Exercise brief
Do not repeat pictures. Repeat exactly the lines of the listing below from its first line through the line with "from matplotlib.patches import".

Information shown
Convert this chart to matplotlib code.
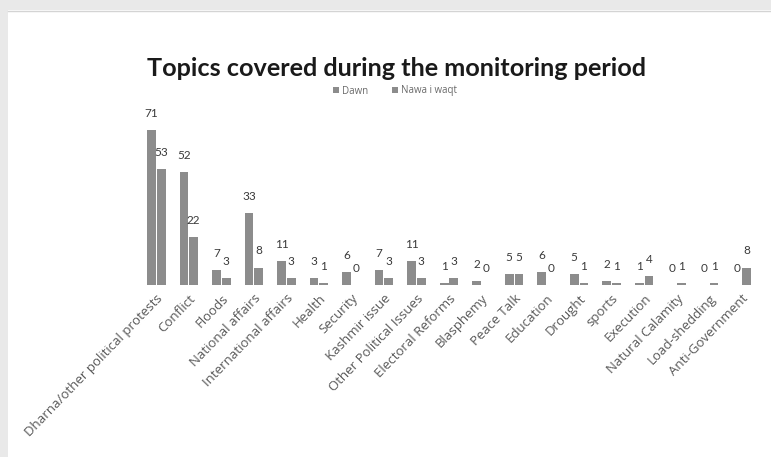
import numpy as np
import matplotlib
matplotlib.use("Agg")
import matplotlib.pyplot as plt
from matplotlib.patches import Rectangle, Patch

topics = [
    "Dharna/other political protests", "Conflict", "Floods", "National affairs",
    "International affairs", "Health", "Security", "Kashmir issue",
    "Other Political Issues", "Electoral Reforms", "Blasphemy", "Peace Talk",
    "Education", "Drought", "sports", "Execution", "Natural Calamity",
    "Load-shedding", "Anti-Government",
]
dawn = [71, 52, 7, 33, 11, 3, 6, 7, 11, 1, 2, 5, 6, 5, 2, 1, 0, 0, 0]
nawa_i_waqt = [53, 22, 3, 8, 3, 1, 0, 3, 3, 3, 0, 5, 0, 1, 1, 4, 1, 1, 8]
series_names = ["Dawn", "Nawa i waqt"]

W, H = 771, 457
fig = plt.figure(figsize=(W / 100, H / 100), dpi=100, facecolor="white")

# slide frame: light grey margin on the left and top
fig.patches.append(Rectangle((0, 0), 8 / W, 1, transform=fig.transFigure,
                             facecolor="#e9e9e9", edgecolor="none", zorder=0))
fig.patches.append(Rectangle((0, 1 - 10 / H), 1, 10 / H, transform=fig.transFigure,
                             facecolor="#e9e9e9", edgecolor="none", zorder=0))
fig.lines.append(plt.Line2D([8 / W, 1], [1 - 11 / H, 1 - 11 / H], transform=fig.transFigure,
                            color="#d4d4d4", lw=1.0))

left, right, bottom, top = 140, 758, 285, 110.6
ax = fig.add_axes([left / W, 1 - bottom / H, (right - left) / W, (bottom - top) / H])
ax.set_facecolor("none")

x = np.arange(len(topics))
bw = 0.27
off = 0.15
bar_color = "#8c8c8c"
ax.bar(x - off, dawn, width=bw, color=bar_color)
ax.bar(x + off, nawa_i_waqt, width=bw, color=bar_color)

label_font = dict(family="Lato", fontsize=8.5, color="#3a3a3a")
for xi, v in zip(x - off, dawn):
    ax.annotate(str(v), (xi, v), xytext=(0, 8), textcoords="offset points",
                ha="center", va="bottom", **label_font)
for xi, v in zip(x + off, nawa_i_waqt):
    ax.annotate(str(v), (xi, v), xytext=(0, 8), textcoords="offset points",
                ha="center", va="bottom", **label_font)

ax.set_xlim(-0.5, len(topics) - 0.5)
ax.set_ylim(0, 80)
ax.set_yticks([])
ax.set_xticks(x)
ax.set_xticklabels(topics, rotation=46, ha="right", rotation_mode="anchor",
                   family="Open Sans", fontsize=9.5, color="#595959")
ax.tick_params(axis="x", length=0, pad=5)
for s in ax.spines.values():
    s.set_visible(False)

fig.text(397 / W, 1 - 69 / H, "Topics covered during the monitoring period",
         ha="center", va="center", family="Lato", fontweight="bold",
         fontsize=18.2, color="#1a1a1a")

handles = [Patch(facecolor=bar_color, edgecolor="none") for _ in series_names]
fig.legend(handles, series_names, loc="center", bbox_to_anchor=(395 / W, 1 - 91 / H),
           ncol=2, frameon=False, prop=dict(family="Open Sans", size=7),
           labelcolor="#6a6a6a", handlelength=0.6, handleheight=0.6,
           handletextpad=0.3, columnspacing=2.5)

fig.savefig("out.png", dpi=100, facecolor="white")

Task output
Convert this chart to matplotlib code.
import numpy as np
import matplotlib
matplotlib.use("Agg")
import matplotlib.pyplot as plt
from matplotlib.patches import Rectangle, Patch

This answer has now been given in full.